Would you like to watch the live stream of SATToSE 2020? Visit https://youtu.be/mWTO7Qi8aPk

If you have issues joining Discord, please contact Eleni Constantinou

Important Dates

Submission deadline 29 April 2020 13 May 2020 15 May 2020
Notification 21 May 2020 4 June 2020
Registration deadline 25 June 2020 28 June 2020
Camera-ready deadline 15 June 2020
Seminar 1-2 July 2020

Registration

Registration for SATToSE 2020 is closed, since the event already took place.

SATToSE 2020 was be a virtual event, meaning that there was no registration cost. However, registration was necessary to participate to SATToSE 2020.

Keynote Speakers

Anne Etien
"Rotten Green Tests": Rotten Green Tests are tests that appear to pass, but which contain assertions that are not executed. As a test smell, it is one of the worst; the code under test appears to be valid despite not having been tested. We initially identified this concepts on projects in the Pharo language environment. We now show that Rotten Green Tests also exist in Java and Python projects.
For each of the three language environments, we conducted an empirical evaluation of around one hundred mature projects, taking into account test helper methods, inherited helpers, and trait composition. Our results show that rotten green tests are present in Java and Python as well as Pharo, and that they fall into similar categories in all these languages. Furthermore, we found bugs in code that were hidden by rotten tests in two languages. Finally, we discuss two potentially new smells concerning the misuse of testing frameworks that we saw in all three languages.

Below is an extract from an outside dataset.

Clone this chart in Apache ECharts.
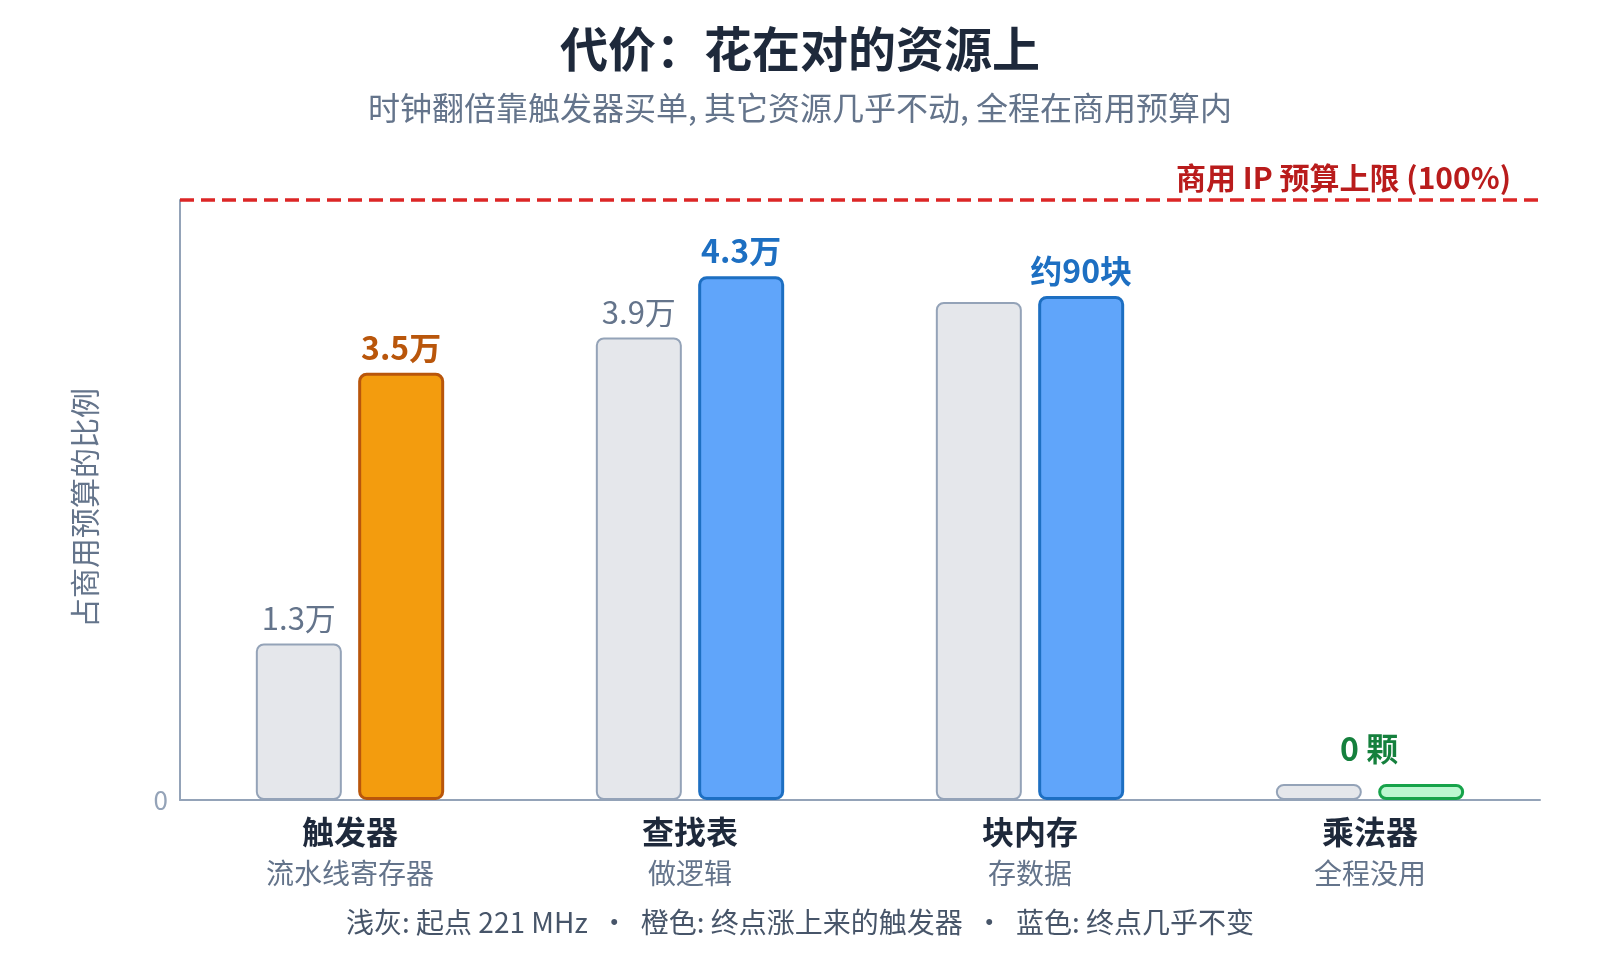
<!DOCTYPE html>
<html>
<head>
<meta charset="utf-8">
<script src="https://cdn.jsdelivr.net/npm/echarts@6/dist/echarts.min.js"></script>
<style>
html,body{margin:0;padding:0;background:#fff;}
#c{width:1600px;height:960px;}
</style>
</head>
<body>
<div id="c"></div>
<script>
const categories = ['触发器', '查找表', '块内存', '乘法器'];
const categorySubs = ['流水线寄存器', '做逻辑', '存数据', '全程没用'];
// share of commercial IP budget (%)
const startShare = [26.1, 77.1, 83.0, 0];
const endShare = [71.2, 87.3, 84.0, 0];
const startLabels = ['1.3万', '3.9万', '', ''];
const endLabels = ['3.5万', '4.3万', '约90块', '0 颗'];
const budgetLimit = 100;
const yTicks = ['0'];

const FONT = '"Noto Sans CJK SC", "Noto Sans", sans-serif';
const endStyles = [
  {fill: '#f39c0e', border: '#b9560b', text: '#b9560b'},
  {fill: '#60a5fa', border: '#1d6fc2', text: '#1d6fc2'},
  {fill: '#60a5fa', border: '#1d6fc2', text: '#1d6fc2'},
  {fill: '#bbf7d0', border: '#16a34a', text: '#15803d'}
];

const chart = echarts.init(document.getElementById('c'));
chart.setOption({
  backgroundColor: '#ffffff',
  animation: false,
  title: [
    {text: '代价：花在对的资源上', left: 'center', top: 16,
     textStyle: {fontFamily: FONT, fontSize: 48, fontWeight: 'bold', color: '#1e293b', lineHeight: 56}},
    {text: '时钟翻倍靠触发器买单, 其它资源几乎不动, 全程在商用预算内', left: 'center', top: 83,
     textStyle: {fontFamily: FONT, fontSize: 32, fontWeight: 'normal', color: '#64748b', lineHeight: 40}},
    {text: '浅灰: 起点 221 MHz  ·  橙色: 终点涨上来的触发器  ·  蓝色: 终点几乎不变', left: 'center', top: 900,
     textStyle: {fontFamily: FONT, fontSize: 28, fontWeight: 'normal', color: '#475569', lineHeight: 34}}
  ],
  grid: {left: 180, right: 60, top: 200, bottom: 160, containLabel: false},
  xAxis: {
    type: 'category',
    data: categories,
    axisLine: {show: true, lineStyle: {color: '#94a3b8', width: 2}},
    axisTick: {show: false},
    axisLabel: {
      margin: 12,
      formatter: (v, i) => '{a|' + v + '}\n{b|' + categorySubs[i] + '}',
      rich: {
        a: {fontFamily: FONT, fontSize: 32, fontWeight: 'bold', color: '#1e293b', lineHeight: 40},
        b: {fontFamily: FONT, fontSize: 28, color: '#64748b', lineHeight: 42}
      }
    }
  },
  yAxis: {
    type: 'value', min: 0, max: budgetLimit, interval: budgetLimit,
    name: '占商用预算的比例', nameLocation: 'middle', nameGap: 80, nameRotate: 90,
    nameTextStyle: {fontFamily: FONT, fontSize: 30, color: '#64748b', padding: [0, 16, 0, 0]},
    axisLine: {show: true, lineStyle: {color: '#94a3b8', width: 2}},
    axisTick: {show: false},
    splitLine: {show: false},
    axisLabel: {margin: 12, fontFamily: FONT, fontSize: 26, color: '#94a3b8',
      formatter: (v) => (v === 0 ? yTicks[0] : '')}
  },
  series: [
    {
      name: '起点', type: 'bar', barWidth: 86, barGap: '19%', barMinHeight: 16,
      data: startShare.map((v, i) => ({
        value: v,
        label: {show: startLabels[i] !== '', formatter: startLabels[i]}
      })),
      itemStyle: {color: '#e5e7eb', borderColor: '#94a3b8', borderWidth: 2, borderRadius: 7},
      label: {position: 'top', distance: 10, fontFamily: FONT, fontSize: 31, color: '#64748b'},
      markLine: {
        silent: true, symbol: 'none',
        data: [{yAxis: budgetLimit}],
        lineStyle: {color: '#dc2626', width: 3.5, type: [14, 7]},
        label: {position: 'insideEndTop', formatter: '商用 IP 预算上限 (100%)', distance: 7,
          padding: [0, 22, 0, 0],
          fontFamily: FONT, fontSize: 30, fontWeight: 'bold', color: '#b91c1c'}
      }
    },
    {
      name: '终点', type: 'bar', barWidth: 86, barMinHeight: 16,
      data: endShare.map((v, i) => ({
        value: v,
        itemStyle: {color: endStyles[i].fill, borderColor: endStyles[i].border},
        label: i === 3
          ? {formatter: endLabels[i], color: endStyles[i].text, offset: [-52, -10]}
          : {formatter: endLabels[i], color: endStyles[i].text}
      })),
      itemStyle: {borderWidth: 3, borderRadius: 7},
      label: {show: true, position: 'top', distance: 9, fontFamily: FONT, fontSize: 32, fontWeight: 'bold'}
    }
  ]
});
</script>
</body>
</html>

See the presentation slides here

Anne Etien will be full professor at the Université de Lille from September 2020. She received a PhD degree from Université of Paris 1, France, in 2006. She is a member of Inria Lille and the RMoD team. Her research interests concern reengineering and evolution of complex legacy systems. She supervised 8 PhD students, published around 50 articles mainly in international conference or journal paper. Finally, she is member of various program committees such as ICSME 2020 or ICSE 2021 and was Sattose 2019 program chain in Bolzano.

Tom Mens
"On the fragility of open source software packaging ecosystems": In the last couple of years, the Software Engineering Lab of the University of Mons has extensively studied different aspects of open source software package management ecosystems (including among others Cargo, npm, Packagist and Rubygems). These ecosystems contain a large number of package releases with many interdependencies. They face challenges related to their scale, complexity and rate of evolution. Typical problems are backward incompatible package updates, and the increasing proportion of "fragile" packages due to an excessive number of transitive dependencies. This talk reports on our findings based on multiple empirical studies that we have conducted to understand different aspects of dependency management and their practical implications. In particular, we focus on the outdatedness of package dependencies, measurable with the concept of "technical lag"; as well as on the implications of package dependency constraints on respecting the semantic versioning policy.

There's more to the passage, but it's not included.